Historical
The Imperial Glass Company was established in 1901 in Bellaire, Ohio. The company's first pieces were produced for the mass market for stores like Kresge's and McCrory's; they produced jelly glasses, pressed tumblers, butter dishes, pickle dishes, berry bowls, and a variety of other tableware.
With the introduction of machine-pressed glassware in 1910, the market expanded.
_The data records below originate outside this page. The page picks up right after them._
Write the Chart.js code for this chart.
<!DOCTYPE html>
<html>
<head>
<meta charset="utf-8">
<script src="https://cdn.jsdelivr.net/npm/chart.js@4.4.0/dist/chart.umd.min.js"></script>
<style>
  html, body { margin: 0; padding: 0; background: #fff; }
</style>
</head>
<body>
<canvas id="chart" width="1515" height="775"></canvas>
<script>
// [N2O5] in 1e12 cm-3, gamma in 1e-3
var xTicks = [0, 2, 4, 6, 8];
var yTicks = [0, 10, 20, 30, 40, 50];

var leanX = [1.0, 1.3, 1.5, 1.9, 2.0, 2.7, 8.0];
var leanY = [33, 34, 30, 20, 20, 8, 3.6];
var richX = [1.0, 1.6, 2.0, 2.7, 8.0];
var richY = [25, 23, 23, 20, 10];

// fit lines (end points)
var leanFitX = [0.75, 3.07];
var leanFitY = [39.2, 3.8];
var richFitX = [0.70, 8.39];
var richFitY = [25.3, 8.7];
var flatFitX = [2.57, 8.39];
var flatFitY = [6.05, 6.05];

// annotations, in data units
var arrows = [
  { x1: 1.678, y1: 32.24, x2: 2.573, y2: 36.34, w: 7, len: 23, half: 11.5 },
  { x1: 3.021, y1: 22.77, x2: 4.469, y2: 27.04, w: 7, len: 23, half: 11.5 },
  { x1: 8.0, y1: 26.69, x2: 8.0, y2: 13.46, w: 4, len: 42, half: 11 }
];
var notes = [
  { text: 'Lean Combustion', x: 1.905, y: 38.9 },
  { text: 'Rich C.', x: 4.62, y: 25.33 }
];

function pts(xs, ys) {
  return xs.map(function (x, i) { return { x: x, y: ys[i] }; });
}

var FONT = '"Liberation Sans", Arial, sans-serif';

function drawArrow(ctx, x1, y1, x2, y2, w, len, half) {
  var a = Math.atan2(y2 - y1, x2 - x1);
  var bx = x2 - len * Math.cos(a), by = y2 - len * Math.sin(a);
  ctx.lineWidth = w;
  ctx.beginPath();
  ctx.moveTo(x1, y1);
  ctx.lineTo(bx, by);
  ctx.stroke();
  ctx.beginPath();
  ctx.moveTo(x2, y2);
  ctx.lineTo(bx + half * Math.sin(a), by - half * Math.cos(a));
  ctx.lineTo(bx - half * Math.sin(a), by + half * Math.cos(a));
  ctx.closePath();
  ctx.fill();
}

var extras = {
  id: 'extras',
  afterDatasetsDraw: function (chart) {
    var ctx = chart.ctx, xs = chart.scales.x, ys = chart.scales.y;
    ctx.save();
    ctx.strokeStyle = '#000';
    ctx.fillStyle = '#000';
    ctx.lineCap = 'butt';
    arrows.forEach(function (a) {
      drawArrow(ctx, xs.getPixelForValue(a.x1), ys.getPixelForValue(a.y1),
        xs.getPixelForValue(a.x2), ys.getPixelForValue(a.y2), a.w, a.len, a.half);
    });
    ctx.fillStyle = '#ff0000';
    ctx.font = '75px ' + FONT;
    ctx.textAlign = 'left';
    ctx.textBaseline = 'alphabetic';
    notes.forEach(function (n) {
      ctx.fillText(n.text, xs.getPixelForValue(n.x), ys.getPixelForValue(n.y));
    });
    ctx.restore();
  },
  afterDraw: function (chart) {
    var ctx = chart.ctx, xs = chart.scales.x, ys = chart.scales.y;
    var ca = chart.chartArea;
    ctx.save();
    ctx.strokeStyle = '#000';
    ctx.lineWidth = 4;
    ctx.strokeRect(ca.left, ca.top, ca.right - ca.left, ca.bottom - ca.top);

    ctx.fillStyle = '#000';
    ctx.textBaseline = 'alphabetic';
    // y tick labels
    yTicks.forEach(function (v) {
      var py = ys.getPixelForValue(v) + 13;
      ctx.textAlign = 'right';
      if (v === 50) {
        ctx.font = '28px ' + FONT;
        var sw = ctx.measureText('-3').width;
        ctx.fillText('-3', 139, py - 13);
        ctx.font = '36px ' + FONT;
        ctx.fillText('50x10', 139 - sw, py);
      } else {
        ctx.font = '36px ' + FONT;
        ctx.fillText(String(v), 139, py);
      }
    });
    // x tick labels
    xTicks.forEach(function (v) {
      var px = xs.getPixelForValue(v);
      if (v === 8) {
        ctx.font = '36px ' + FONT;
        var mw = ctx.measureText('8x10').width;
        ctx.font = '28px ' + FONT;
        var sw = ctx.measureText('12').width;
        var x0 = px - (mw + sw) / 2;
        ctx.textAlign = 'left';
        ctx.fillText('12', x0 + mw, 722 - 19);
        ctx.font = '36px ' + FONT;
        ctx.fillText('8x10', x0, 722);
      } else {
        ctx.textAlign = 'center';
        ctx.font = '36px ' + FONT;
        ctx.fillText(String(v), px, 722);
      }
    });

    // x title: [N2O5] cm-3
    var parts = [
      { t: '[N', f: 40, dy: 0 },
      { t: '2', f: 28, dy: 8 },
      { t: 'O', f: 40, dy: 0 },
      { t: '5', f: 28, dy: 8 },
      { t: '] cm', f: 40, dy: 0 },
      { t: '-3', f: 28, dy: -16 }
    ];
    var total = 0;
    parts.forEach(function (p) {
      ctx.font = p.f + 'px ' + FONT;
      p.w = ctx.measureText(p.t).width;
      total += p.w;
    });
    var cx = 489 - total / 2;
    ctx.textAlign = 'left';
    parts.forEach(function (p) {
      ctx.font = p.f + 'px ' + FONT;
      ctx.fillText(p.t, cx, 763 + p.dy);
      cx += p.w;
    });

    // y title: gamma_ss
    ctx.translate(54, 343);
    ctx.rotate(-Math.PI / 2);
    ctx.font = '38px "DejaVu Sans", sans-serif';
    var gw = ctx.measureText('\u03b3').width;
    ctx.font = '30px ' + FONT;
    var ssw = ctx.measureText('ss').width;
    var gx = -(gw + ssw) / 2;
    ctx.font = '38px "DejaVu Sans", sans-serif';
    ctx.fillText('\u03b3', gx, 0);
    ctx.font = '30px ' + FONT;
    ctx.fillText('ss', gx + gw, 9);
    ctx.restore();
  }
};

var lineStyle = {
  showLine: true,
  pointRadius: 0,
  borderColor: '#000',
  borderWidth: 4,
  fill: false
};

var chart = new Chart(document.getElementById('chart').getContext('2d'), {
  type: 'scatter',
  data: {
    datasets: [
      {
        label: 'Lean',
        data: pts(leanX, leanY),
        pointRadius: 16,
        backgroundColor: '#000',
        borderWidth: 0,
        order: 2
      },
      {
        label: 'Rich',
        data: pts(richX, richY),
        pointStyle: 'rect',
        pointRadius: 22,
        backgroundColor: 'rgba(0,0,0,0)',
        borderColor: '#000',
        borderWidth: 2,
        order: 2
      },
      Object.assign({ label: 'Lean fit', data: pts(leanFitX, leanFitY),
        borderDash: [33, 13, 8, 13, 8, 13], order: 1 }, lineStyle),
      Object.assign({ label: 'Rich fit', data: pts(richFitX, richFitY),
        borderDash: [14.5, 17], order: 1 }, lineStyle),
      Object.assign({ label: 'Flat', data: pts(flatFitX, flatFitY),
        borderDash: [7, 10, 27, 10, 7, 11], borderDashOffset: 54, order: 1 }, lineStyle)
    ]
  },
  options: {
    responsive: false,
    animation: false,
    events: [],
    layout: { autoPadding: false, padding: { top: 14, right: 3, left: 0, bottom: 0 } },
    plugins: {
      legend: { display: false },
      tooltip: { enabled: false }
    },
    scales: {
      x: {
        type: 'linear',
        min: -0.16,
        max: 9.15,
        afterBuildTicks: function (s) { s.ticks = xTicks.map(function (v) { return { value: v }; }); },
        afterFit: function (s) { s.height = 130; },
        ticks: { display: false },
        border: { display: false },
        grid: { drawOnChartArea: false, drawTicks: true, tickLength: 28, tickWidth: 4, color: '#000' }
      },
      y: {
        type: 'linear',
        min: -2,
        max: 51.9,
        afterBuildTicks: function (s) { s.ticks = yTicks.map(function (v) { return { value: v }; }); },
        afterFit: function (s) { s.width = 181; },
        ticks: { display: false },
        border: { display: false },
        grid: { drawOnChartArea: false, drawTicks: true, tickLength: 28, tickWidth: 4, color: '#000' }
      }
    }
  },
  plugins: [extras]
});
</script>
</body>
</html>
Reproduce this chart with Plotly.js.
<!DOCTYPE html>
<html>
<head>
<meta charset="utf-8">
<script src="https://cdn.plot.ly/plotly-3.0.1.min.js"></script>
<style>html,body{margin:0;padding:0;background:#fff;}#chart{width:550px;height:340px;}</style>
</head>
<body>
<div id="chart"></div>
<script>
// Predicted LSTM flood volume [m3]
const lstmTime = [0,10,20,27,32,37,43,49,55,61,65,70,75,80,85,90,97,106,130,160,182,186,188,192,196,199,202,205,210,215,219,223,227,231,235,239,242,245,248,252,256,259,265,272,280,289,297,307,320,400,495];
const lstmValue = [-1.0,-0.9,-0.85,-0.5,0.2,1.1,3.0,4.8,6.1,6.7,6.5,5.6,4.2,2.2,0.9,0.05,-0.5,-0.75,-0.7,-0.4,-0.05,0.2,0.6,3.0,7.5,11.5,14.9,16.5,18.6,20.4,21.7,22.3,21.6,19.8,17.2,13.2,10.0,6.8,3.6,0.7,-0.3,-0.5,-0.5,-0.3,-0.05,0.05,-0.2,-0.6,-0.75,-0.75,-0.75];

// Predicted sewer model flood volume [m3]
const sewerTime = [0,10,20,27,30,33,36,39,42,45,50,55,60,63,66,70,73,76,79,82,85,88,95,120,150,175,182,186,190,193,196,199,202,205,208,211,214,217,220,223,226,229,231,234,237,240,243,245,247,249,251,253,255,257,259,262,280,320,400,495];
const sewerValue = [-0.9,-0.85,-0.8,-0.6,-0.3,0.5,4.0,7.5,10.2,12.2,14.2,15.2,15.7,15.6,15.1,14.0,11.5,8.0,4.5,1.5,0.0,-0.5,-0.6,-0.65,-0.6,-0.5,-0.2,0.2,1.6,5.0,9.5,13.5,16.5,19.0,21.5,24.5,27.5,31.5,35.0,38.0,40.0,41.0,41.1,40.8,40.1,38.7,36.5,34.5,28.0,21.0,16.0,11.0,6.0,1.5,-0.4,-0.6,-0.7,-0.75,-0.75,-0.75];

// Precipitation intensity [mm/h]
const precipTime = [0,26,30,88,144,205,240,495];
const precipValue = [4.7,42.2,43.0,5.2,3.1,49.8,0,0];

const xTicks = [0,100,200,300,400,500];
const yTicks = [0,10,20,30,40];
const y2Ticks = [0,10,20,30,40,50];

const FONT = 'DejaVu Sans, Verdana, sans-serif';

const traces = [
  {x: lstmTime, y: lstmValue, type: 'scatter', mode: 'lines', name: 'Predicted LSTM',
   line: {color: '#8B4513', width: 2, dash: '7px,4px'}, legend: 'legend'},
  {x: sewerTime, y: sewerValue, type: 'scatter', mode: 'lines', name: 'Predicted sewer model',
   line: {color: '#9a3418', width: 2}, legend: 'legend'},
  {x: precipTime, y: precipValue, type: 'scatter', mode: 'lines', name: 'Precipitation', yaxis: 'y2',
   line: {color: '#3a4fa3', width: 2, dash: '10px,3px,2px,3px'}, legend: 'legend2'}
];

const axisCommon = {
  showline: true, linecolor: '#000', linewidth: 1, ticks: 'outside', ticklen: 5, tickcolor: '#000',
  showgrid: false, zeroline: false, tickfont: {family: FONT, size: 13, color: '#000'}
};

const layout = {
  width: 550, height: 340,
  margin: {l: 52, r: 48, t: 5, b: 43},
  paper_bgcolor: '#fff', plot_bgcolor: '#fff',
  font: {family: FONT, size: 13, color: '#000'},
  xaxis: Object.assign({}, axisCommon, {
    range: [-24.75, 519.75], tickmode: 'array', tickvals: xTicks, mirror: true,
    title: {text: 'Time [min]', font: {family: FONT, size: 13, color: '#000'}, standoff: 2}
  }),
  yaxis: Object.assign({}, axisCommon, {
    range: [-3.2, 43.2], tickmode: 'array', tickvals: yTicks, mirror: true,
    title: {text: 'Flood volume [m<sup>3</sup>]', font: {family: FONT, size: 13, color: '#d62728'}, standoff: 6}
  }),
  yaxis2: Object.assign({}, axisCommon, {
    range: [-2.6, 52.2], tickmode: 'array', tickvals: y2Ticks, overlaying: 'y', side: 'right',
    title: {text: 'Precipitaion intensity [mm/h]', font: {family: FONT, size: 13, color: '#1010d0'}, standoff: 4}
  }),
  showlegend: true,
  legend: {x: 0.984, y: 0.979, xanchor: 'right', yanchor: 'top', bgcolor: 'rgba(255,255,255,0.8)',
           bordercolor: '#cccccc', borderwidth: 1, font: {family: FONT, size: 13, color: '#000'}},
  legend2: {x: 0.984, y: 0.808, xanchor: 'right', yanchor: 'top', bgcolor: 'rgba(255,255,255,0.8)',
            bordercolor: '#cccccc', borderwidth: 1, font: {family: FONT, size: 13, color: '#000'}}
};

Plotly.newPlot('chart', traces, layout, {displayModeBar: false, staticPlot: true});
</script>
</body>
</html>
Imperial Glass Company began producing "NUART" iridescent ware in colors of "rubigold, peacock, sapphire, rose satin, blue satin, iris ice, blue ice, and rose ice." The company began making "NUCUT" crystal ware, which was pressed glass made to reproduce early English pressed glass.
"Imperial Jewels," introduced in 1916, were free-hand iridescent "stretch glass" pieces. In 1922 the company imported a shop of Venetian glassmakers to what the company labeled Imperial "Art Glass." Catalogue 103G states on page 3-G, "these wares are covered with heavy deposits of various metal oxides, which make them nearly opaque in appearance. The enormous heat, necessary to develop these colors, cannot be regulated mathematically, and therefore there are scarcely two pieces alike, even when manufactured apparently in the same manner and under the same conditions." These pieces, mostly bowls, nappies, berry bowls, and nut bowls, are in colors of pearl green, pearl white, pearl ruby, and pearl amethyst.
The Depression and the influx of machine glass companies combined to push Imperial Glass Co. into bankruptcy in 1931, although the plant continued to operate after it went into receivership.
The company in 1940 started an acquisitions program and bought a series of other companies including the Central Glass Works of Wheeling, Virginia, (est. 1860). In 1958 Imperial Glass purchased molds from the Heisey Co. (est.1885) and bought the Cambridge Glass Co. (est. 1873). The firm became a subsidiary of Lenox China Inc. in 1973.
In June 1984 Imperial Glass went into Chapter 11 bankruptcy. The plant closed August 31, 1984, and the company's assets were taken over by Lancaster Colony Corporation, Columbus, Ohio.